DATA>

[START]

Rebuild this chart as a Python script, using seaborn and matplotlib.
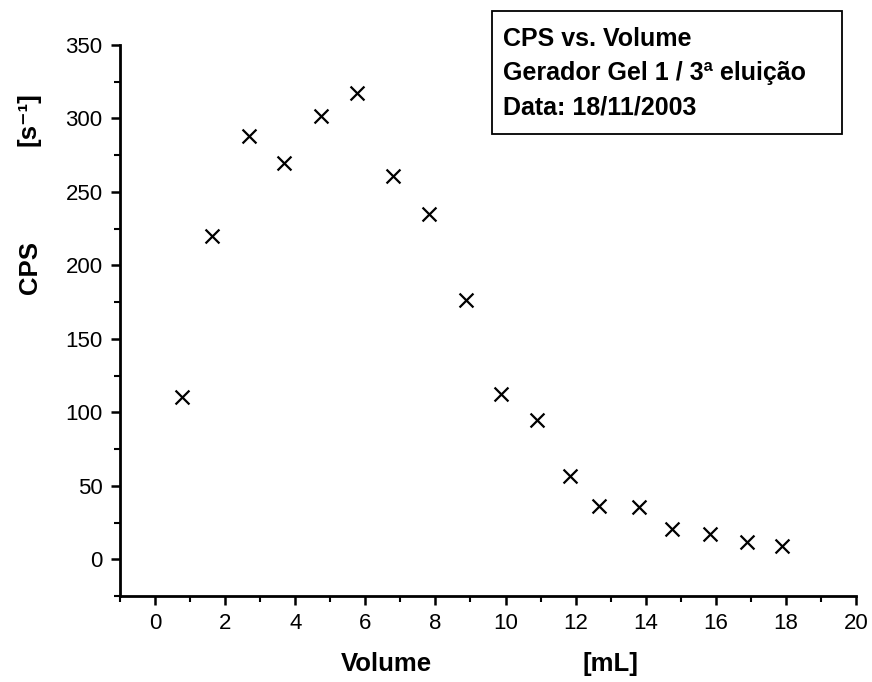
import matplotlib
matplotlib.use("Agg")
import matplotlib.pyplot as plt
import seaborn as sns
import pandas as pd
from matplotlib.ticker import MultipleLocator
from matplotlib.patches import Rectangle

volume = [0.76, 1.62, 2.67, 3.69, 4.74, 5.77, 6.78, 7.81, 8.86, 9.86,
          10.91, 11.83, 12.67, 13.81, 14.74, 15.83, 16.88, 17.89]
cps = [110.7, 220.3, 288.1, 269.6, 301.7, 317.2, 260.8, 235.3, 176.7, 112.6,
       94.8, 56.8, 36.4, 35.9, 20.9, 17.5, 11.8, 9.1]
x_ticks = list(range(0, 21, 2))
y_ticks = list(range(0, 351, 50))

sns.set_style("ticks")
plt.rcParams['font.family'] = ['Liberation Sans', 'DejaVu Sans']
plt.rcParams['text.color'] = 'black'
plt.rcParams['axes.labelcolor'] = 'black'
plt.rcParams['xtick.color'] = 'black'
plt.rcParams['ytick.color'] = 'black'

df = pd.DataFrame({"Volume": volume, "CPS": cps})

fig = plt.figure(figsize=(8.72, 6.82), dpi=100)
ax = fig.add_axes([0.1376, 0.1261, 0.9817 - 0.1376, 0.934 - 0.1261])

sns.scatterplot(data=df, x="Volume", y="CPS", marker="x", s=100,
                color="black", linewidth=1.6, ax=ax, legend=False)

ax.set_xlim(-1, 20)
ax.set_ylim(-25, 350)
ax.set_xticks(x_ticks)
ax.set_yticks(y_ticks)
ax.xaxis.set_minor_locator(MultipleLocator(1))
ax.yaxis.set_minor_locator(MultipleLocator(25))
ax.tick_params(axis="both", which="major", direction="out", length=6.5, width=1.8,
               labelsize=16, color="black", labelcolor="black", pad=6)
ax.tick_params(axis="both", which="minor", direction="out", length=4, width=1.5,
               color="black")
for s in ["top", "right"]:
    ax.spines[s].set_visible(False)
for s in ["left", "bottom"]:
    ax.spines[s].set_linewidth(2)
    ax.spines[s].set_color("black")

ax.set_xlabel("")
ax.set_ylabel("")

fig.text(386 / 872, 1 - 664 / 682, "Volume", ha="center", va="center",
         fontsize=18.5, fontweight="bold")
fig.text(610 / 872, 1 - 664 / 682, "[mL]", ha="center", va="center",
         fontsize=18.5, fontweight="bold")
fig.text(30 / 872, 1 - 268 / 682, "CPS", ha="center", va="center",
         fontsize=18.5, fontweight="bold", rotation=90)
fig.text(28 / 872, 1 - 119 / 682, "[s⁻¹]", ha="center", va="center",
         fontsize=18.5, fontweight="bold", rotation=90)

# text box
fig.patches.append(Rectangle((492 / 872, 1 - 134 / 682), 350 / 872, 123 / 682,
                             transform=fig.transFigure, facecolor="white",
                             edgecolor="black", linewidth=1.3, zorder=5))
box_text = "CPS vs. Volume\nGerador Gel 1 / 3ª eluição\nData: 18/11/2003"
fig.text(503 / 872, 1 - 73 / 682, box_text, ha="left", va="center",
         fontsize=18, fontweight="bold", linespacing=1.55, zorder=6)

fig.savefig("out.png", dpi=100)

[END]

DIRECTIONS> Print the data above verbatim from the first line through the line holding "linewidth=1.6, ax=ax, legend=False)", leaving every picture out.

TASK ANSWER>
Rebuild this chart as a Python script, using seaborn and matplotlib.
import matplotlib
matplotlib.use("Agg")
import matplotlib.pyplot as plt
import seaborn as sns
import pandas as pd
from matplotlib.ticker import MultipleLocator
from matplotlib.patches import Rectangle

volume = [0.76, 1.62, 2.67, 3.69, 4.74, 5.77, 6.78, 7.81, 8.86, 9.86,
          10.91, 11.83, 12.67, 13.81, 14.74, 15.83, 16.88, 17.89]
cps = [110.7, 220.3, 288.1, 269.6, 301.7, 317.2, 260.8, 235.3, 176.7, 112.6,
       94.8, 56.8, 36.4, 35.9, 20.9, 17.5, 11.8, 9.1]
x_ticks = list(range(0, 21, 2))
y_ticks = list(range(0, 351, 50))

sns.set_style("ticks")
plt.rcParams['font.family'] = ['Liberation Sans', 'DejaVu Sans']
plt.rcParams['text.color'] = 'black'
plt.rcParams['axes.labelcolor'] = 'black'
plt.rcParams['xtick.color'] = 'black'
plt.rcParams['ytick.color'] = 'black'

df = pd.DataFrame({"Volume": volume, "CPS": cps})

fig = plt.figure(figsize=(8.72, 6.82), dpi=100)
ax = fig.add_axes([0.1376, 0.1261, 0.9817 - 0.1376, 0.934 - 0.1261])

sns.scatterplot(data=df, x="Volume", y="CPS", marker="x", s=100,
                color="black", linewidth=1.6, ax=ax, legend=False)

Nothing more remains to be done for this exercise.